Kamaboko shop in Sendai

               There are 3 main places you can buy and eat kamaboko.

         1. Sendai station: There are a large number of Kamaboko and other famous Sendai’s souvenir, so you can choose and buy every souvenir in one places at 2nd floor of Sendai station. Each shop also has tasting samples.

        2. Abe Kamabokoten at Clis Road (Ichibancho): Ichibancho shopping arcade is the largest shopping places in Sendai (and Tohoku) composed of tons of shops varied from 100 yens shop to apple store, Japanese restaurant and shoes and cloth shops. Abe Kamabokoten shop is also located at Ichibancho the same part as AEON shopping mall and can be easily noticed because it is on the opposite of the road of GUCCI shop. Here, you can not only buy Kamaboko, but you can also eat Hyotan-age, Kamaboko fritter ball, at the shop which is only 200 yen.

Abe Kamabokoten shop


Hyotan-age with sauce (200 yen)

Although the ball looks thick, the fried flour is crispy outside, and soft inside. Combined with Kamaboko and sauce, it’s a good combination that you must order a second one. Near this shop, you can visit the largest Adidas shop in Sendai, the drug store, Kaldi, 100-yen shop and Aeon shopping mall.
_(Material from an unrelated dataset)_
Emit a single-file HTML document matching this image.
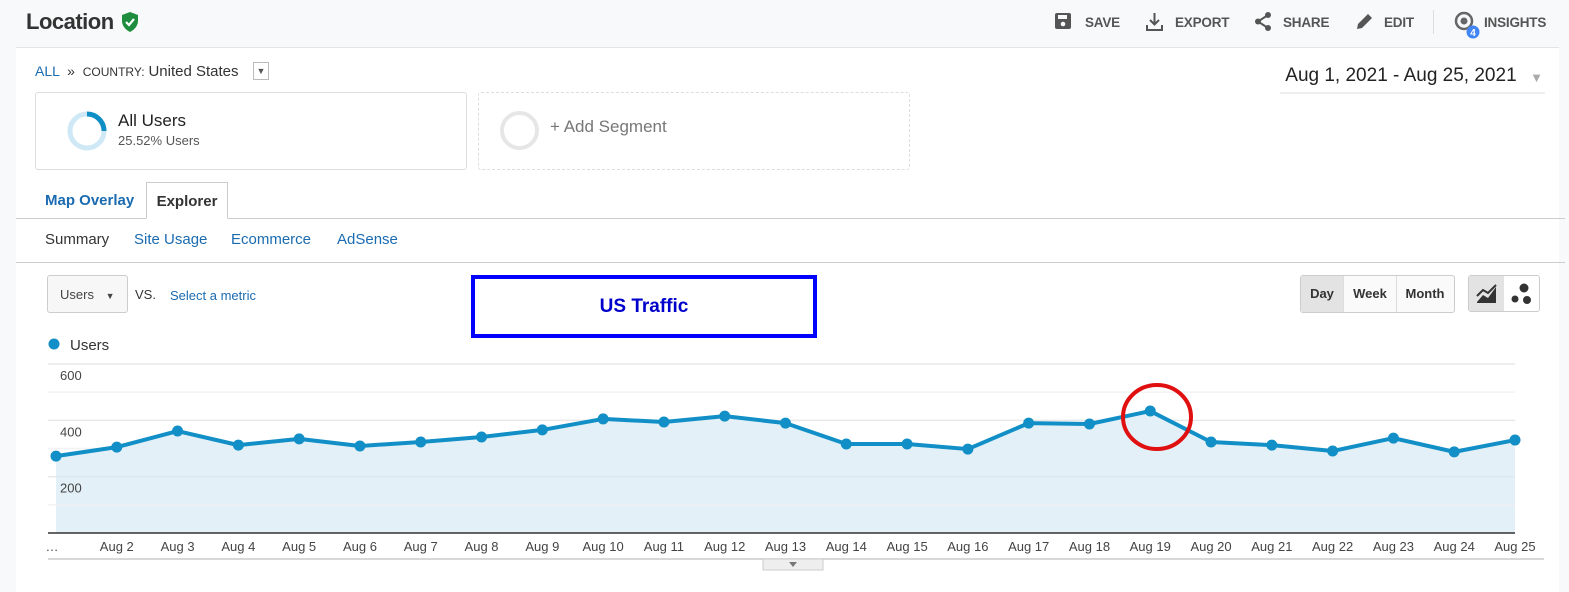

        3. Matsushima: Matsushima is a famous city in Tohoku area where we can enjoy a lot of fresh seafood, including oyster, sashimi, scallop and so on, and 50-minuted cruising around Matsushima bay. Here, there are about 2 or 3 Kamaboko shops where we can enjoy grilling Kamaboko by yourself at the shop.

         4. Sendai Airport: You can also buy Kamaboko at Sendai airport, but there are less choices in which only two or three shops are located there. Anyway, one thing that you can buy at Sendai airport, but not at Sendai station is the souvenirs from Mt.Zao. I personally recommend you to try Zao creamy spread which have various tastes, like blueberry, strawberry and kiwi.  It’s delicious that I can’t explain the taste and texture in words and I confirm that you’re worth trying it.